Chinese space debris
China’s space program sparked global outrage in November when a chunk of a rocket used to deliver a module to its new Tiangong space station fell to Earth uncontrolled, triggering the closure of European airspace and hundreds of flight delays.
It was the second time in 2022 that parts of China’s Long March rockets had threatened populated areas, prompting calls from space experts for the “irresponsible” country to clean up its act. Chinese space debris has previously fallen on the Maldives and India.
China completed construction of Tiangong for a crew of three in 2022, and is already considering expansion.
Russia goes it alone
The Russian space agency Roscosmos announced in July it was to end its two-decade partnership with the US over the International Space Station, and planned to focus on building its own orbiting outpost.

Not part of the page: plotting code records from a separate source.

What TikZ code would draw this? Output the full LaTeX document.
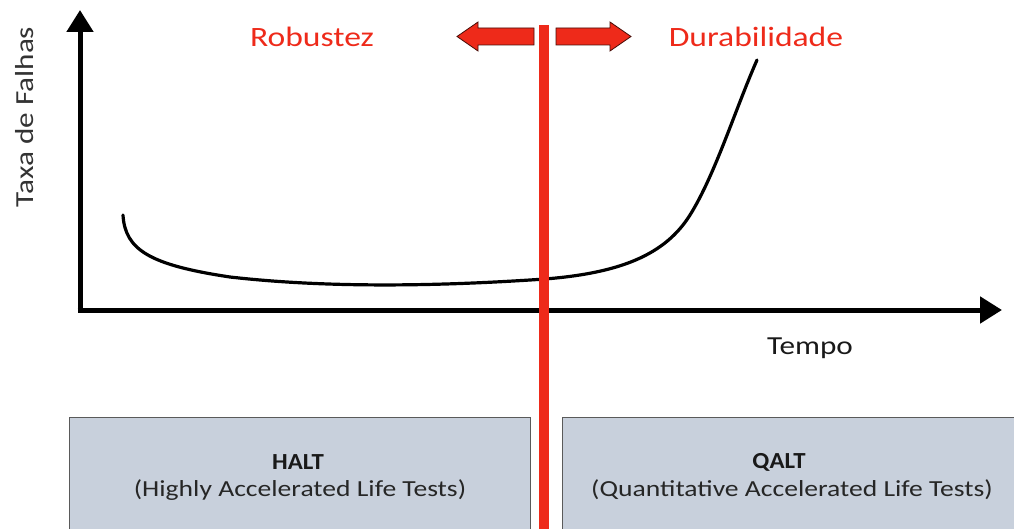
\documentclass[tikz,border=0pt]{standalone}
\usepackage{fontspec}
\setmainfont{Carlito}
\usetikzlibrary{arrows.meta}
\definecolor{redline}{HTML}{EE2A1A}
\definecolor{boxfill}{HTML}{C8D0DC}
\definecolor{boxedge}{HTML}{5A5A5A}
% text set a little wider than the font's natural width
\newcommand{\widetext}[2][1.2]{\scalebox{#1}[1]{#2}}
\begin{document}
\begin{tikzpicture}[x=1pt,y=-1pt,
  axis/.style={line width=5pt,-{Triangle[length=22pt,width=26pt]}},
  redlabel/.style={text=redline,font=\fontsize{28}{32}\selectfont,anchor=center},
  testbox/.style={fill=boxfill,draw=boxedge,line width=1pt},
  boxtitle/.style={font=\fontsize{23}{27}\selectfont\bfseries,anchor=center,text=black!90},
  boxsub/.style={font=\fontsize{23}{27}\selectfont,anchor=center,text=black!85},
  bigarrow/.style={fill=redline,draw=black!70!redline,line width=0.8pt}]
\useasboundingbox (0,0) rectangle (1014,529);

% lower boxes (run past the page edge)
\fill[testbox] (69,417) rectangle (530,540);
\fill[testbox] (562,417) rectangle (1030,540);
\node[boxtitle] (halt) at (298,462) {\widetext[1.08]{HALT}};
\node[boxsub] (haltsub) at (300,490) {\widetext{(Highly Accelerated Life Tests)}};
\node[boxtitle] (qalt) at (779,462) {\widetext[1.08]{QALT}};
\node[boxsub] (qaltsub) at (792,490) {\widetext{(Quantitative Accelerated Life Tests)}};

% axes
\coordinate (origin) at (80,310);
\coordinate (ytip) at (80,10);
\coordinate (xtip) at (1002,310);
\draw[axis] ([yshift=2.5]origin) -- (ytip);
\draw[axis] ([xshift=-2.5]origin) -- (xtip);
\node[rotate=90,font=\fontsize{26}{30}\selectfont,text=black!80] (ylab) at (25,117) {\widetext{Taxa de Falhas}};
\node[font=\fontsize{26}{30}\selectfont,text=black!90] (xlab) at (810,348) {\widetext{Tempo}};

% failure-rate curve
\draw[line width=3.2pt,line cap=round]
  (123,215) .. controls (125,250) and (150,265) .. (230,277)
  .. controls (300,285) and (400,289) .. (545,279)
  .. controls (620,273) and (665,255) .. (690,215)
  .. controls (715,175) and (735,110) .. (757,60);

% boundary line and direction arrows
\fill[redline] (539,25) rectangle (549,529);
\draw[bigarrow] (534,28) -- (478,28) -- (478,22) -- (457,36.5) -- (478,51) -- (478,45) -- (534,45) -- cycle;
\draw[bigarrow] (556,28) -- (610,28) -- (610,22) -- (631,36.5) -- (610,51) -- (610,45) -- (556,45) -- cycle;
\node[redlabel] (rob) at (312,37) {\widetext{Robustez}};
\node[redlabel] (dur) at (756,37) {\widetext{Durabilidade}};
\end{tikzpicture}
\end{document}
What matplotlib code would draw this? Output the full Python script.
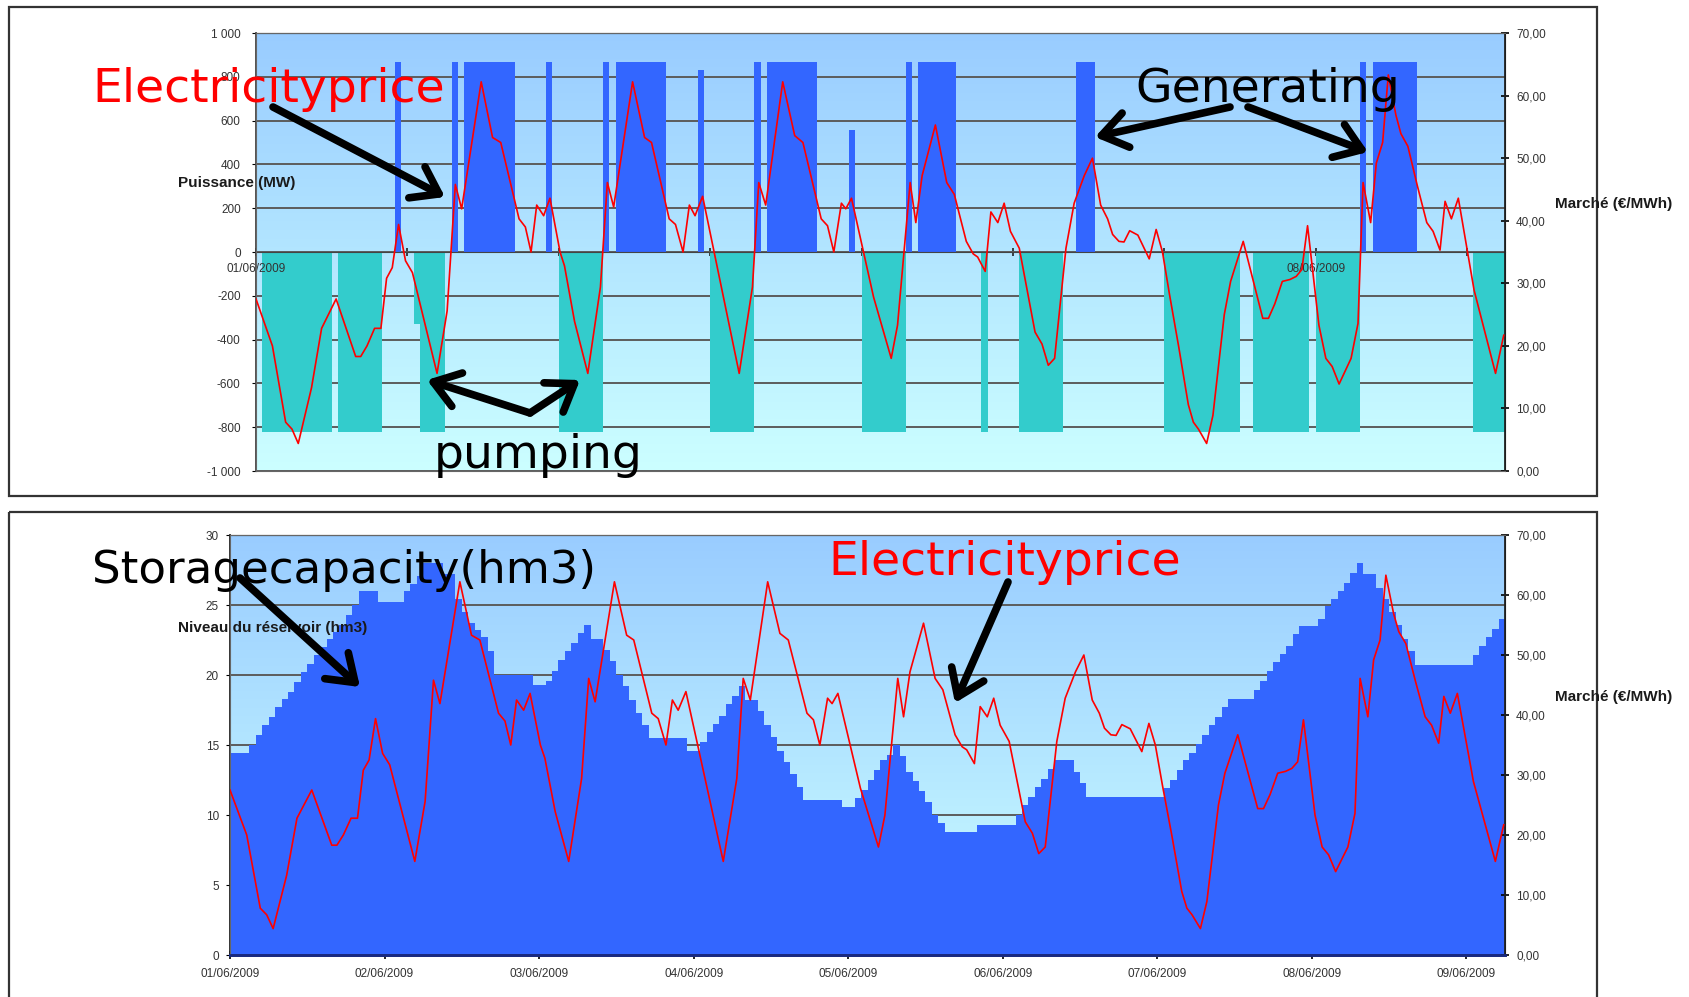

Analysts linked the move to Russia’s invasion of Ukraine, as US-Russian tensions grew over the conflict. The announcement came barely three months after a crew of Russian cosmonauts boarded the ISS in the yellow and blue colors of the Ukraine flag.
Russia’s President Vladimir Putin reportedly replied “good” when Yuri Borisov, the newly appointed head of Roscosmos, told him Russia was out after fulfilling ISS obligations to 2024.
Commercial travelers
Boeing joined Elon Musk’s SpaceX in May as the only commercial companies to have docked their space vehicles at the International Space Station, a major step forward in its plans to ferry humans aboard its Starliner crew capsule.
SpaceX continues to dominate the commercial space market with two crewed missions to the ISS in 2022, among the 61 total launches it planned this year.
Boeing, a long-time partner of Nasa, has trailed SpaceX in development of a crew capsule. Its first crewed Starliner test flight has been delayed until no earlier than April 2023.